Fiction, on the other hand, while less visceral and unpredictable, is at least a narrative that has been crafted by a professional writer, manifesting their intent in words, images, and what have you. Even when after a game the headline writers may brand the result a Cinderella Story or whatever else they managed to pick out from the catalog of cliches that day, it is a narrative that they as an author have imposed on the real life narrative. Giving significance to a narrative requires human input, and that is why I think fiction trumps sports every time.

On a related note, I find the whole premise of athletics - or at least the most basic athletics - questionable. We may find the Fastest Man Alive, but we have to remember that the word Man is the thing that is not like the others. No matter how fast we run, other animals can run faster.

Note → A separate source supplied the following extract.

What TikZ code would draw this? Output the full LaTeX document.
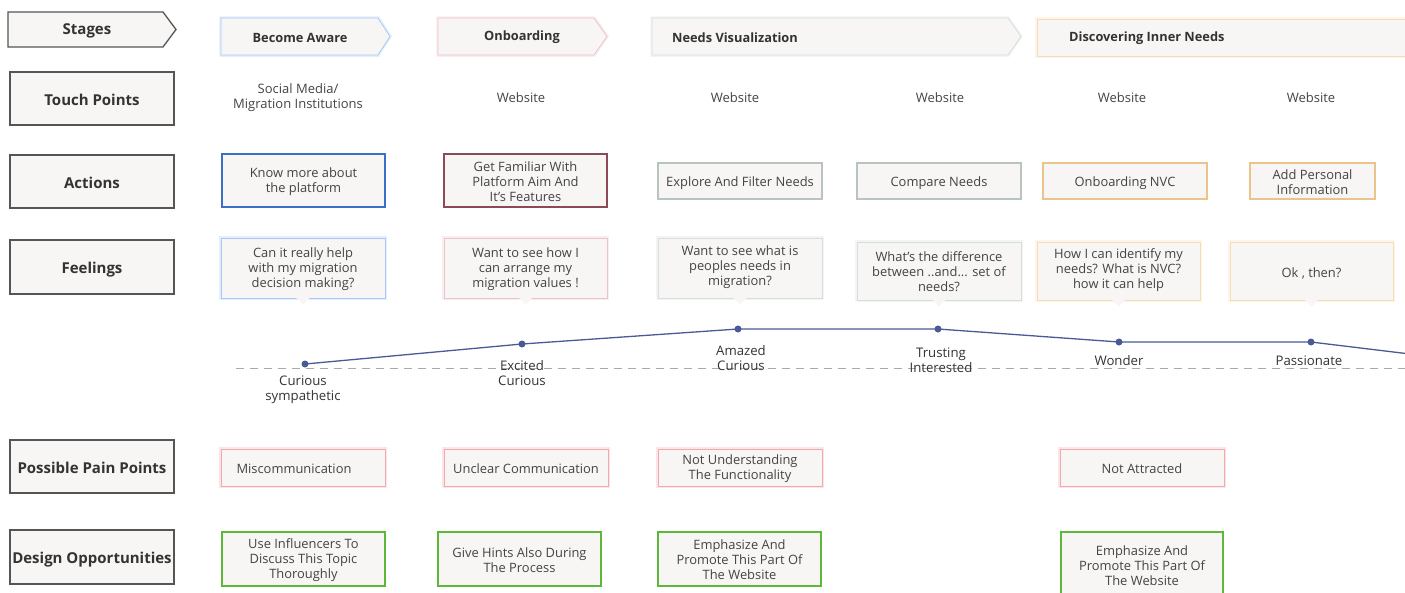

No matter how high we jump, other animals can jump higher. No matter how quickly Michael Phelps can swim, put him in the pool with a shark and he is going to get fucking eaten. Something that celebrates what actually sets us apart as a species would be a more appropriate celebration of our shared heritage as a world people. I will even settle for games that have rules and strategies like Basketball, Baseball, or yes, even Football.